Dr Kagwanja disagrees, insisting that it is all a political gimmick, and that Tanzania has no plans to change its attitude towards the EAC.
“Magufuli is just a puppet whose strings are held by Kikwete. In fact, the Opposition’s peaceful protest against the results has only made the new president and CCM look bad to the rest of the region.”
He adds that Mr Kikwete’s public friendship with Cord co-principal Kalonzo Musyoka and Magufuli’s cordiality towards Raila Odinga reveal a consistent political pattern that goes beyond private amity.
Personal issues aside, Magufuli has taken over a country that is seemingly indispensable to the economic success of the EAC. For instance, Tanzania covers nearly a million square kilometres, accounting for 51 per cent of the EAC’s total land area. The country also has the greatest proportion of arable but unused land in the region (an estimated 380,000 square kilometres).
With the region’s population expected to almost double from the current 150 million by 2030, such land is bound to come in handy for economic and social projects
Besides, a third of the region’s 150 million people lives in Tanzania, which makes the country a key consumer of goods produced in the region.

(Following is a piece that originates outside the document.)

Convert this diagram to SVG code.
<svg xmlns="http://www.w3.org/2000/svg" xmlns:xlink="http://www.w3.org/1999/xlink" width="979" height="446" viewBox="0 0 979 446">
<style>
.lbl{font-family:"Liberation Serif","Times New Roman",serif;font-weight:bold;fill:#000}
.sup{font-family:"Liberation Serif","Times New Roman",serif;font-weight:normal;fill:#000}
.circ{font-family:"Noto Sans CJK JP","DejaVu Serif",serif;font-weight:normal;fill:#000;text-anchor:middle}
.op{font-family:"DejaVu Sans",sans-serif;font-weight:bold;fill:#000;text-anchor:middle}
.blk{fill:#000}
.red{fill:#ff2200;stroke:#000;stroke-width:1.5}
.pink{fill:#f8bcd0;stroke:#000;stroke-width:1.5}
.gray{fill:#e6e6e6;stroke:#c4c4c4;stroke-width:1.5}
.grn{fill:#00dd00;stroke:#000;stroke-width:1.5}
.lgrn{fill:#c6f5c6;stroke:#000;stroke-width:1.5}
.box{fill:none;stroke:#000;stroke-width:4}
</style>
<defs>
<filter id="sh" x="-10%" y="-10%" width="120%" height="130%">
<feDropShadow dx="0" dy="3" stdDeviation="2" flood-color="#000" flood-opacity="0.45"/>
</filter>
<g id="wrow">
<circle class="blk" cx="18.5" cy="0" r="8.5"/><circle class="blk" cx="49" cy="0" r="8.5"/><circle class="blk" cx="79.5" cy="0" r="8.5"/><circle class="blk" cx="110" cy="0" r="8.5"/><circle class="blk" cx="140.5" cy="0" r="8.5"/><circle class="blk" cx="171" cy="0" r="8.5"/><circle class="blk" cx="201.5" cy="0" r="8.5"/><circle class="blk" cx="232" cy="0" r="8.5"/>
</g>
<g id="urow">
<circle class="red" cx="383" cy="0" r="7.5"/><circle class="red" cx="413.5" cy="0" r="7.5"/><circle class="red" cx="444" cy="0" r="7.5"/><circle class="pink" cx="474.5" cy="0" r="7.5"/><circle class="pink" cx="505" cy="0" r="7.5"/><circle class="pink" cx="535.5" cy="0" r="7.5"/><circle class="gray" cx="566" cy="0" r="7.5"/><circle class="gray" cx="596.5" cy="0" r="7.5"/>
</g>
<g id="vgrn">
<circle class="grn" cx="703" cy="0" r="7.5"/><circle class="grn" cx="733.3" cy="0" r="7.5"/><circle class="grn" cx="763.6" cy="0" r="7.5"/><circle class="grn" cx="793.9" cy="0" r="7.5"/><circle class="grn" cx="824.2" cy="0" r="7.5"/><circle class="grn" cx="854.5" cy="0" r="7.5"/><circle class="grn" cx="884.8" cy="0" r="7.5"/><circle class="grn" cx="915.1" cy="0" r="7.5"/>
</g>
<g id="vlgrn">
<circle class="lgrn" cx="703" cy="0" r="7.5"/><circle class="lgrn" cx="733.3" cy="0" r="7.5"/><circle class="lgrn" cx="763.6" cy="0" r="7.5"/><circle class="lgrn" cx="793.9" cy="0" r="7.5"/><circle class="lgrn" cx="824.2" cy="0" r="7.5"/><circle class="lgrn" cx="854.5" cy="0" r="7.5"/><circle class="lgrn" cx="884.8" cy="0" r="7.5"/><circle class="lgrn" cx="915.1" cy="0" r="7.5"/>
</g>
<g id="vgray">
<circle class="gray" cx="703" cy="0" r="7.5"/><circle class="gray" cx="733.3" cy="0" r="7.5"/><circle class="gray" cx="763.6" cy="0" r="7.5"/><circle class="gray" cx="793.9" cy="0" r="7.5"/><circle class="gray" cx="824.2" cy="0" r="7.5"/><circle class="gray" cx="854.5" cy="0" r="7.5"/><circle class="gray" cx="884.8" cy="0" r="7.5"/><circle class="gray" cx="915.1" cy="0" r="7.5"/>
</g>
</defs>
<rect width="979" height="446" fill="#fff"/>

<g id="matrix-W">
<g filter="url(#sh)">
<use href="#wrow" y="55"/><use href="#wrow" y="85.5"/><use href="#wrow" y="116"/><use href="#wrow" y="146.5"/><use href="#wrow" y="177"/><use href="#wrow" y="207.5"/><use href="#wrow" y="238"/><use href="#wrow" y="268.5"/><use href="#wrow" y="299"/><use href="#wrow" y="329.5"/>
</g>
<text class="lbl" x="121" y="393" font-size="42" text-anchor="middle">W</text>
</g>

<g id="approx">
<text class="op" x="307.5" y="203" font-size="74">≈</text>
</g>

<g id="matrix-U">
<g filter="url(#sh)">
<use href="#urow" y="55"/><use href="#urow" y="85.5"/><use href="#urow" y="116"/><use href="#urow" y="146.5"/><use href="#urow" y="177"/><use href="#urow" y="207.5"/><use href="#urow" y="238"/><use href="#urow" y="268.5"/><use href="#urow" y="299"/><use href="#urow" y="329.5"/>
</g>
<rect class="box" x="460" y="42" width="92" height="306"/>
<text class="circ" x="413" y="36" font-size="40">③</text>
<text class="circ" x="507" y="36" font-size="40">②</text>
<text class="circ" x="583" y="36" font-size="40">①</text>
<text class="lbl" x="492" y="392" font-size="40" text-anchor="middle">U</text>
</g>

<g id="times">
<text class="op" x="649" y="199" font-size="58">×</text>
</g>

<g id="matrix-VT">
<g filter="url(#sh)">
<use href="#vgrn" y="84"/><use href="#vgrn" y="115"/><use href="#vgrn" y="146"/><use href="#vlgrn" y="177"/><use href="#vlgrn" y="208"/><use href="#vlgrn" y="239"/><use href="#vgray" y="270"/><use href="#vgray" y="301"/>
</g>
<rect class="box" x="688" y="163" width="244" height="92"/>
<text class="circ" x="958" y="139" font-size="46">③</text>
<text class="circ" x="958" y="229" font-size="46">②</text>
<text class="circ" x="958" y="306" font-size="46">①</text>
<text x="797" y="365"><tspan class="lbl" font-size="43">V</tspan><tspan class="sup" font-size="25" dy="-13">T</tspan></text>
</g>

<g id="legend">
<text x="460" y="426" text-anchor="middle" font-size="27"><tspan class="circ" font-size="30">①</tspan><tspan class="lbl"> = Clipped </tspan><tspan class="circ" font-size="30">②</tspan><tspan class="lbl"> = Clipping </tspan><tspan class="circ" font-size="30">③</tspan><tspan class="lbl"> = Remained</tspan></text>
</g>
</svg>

The water situation in Kenya compared to the rest of the region also makes it necessary to maintain a working relationship with Tanzania because the country seems better insulated from the pressures of water scarcity, compared its EA neighbours.
Tanzania has the greatest land area under natural forest (352,000 square kilometres) and woodland, compared with just 16,000 square kilometres in Kenya and a mere 6,000 square kilometres in Uganda.
Clearly, whether or not the new leader repairs the strained relationship between his country and EAC states, they have every reason to maintain cordial relations with Tanzania.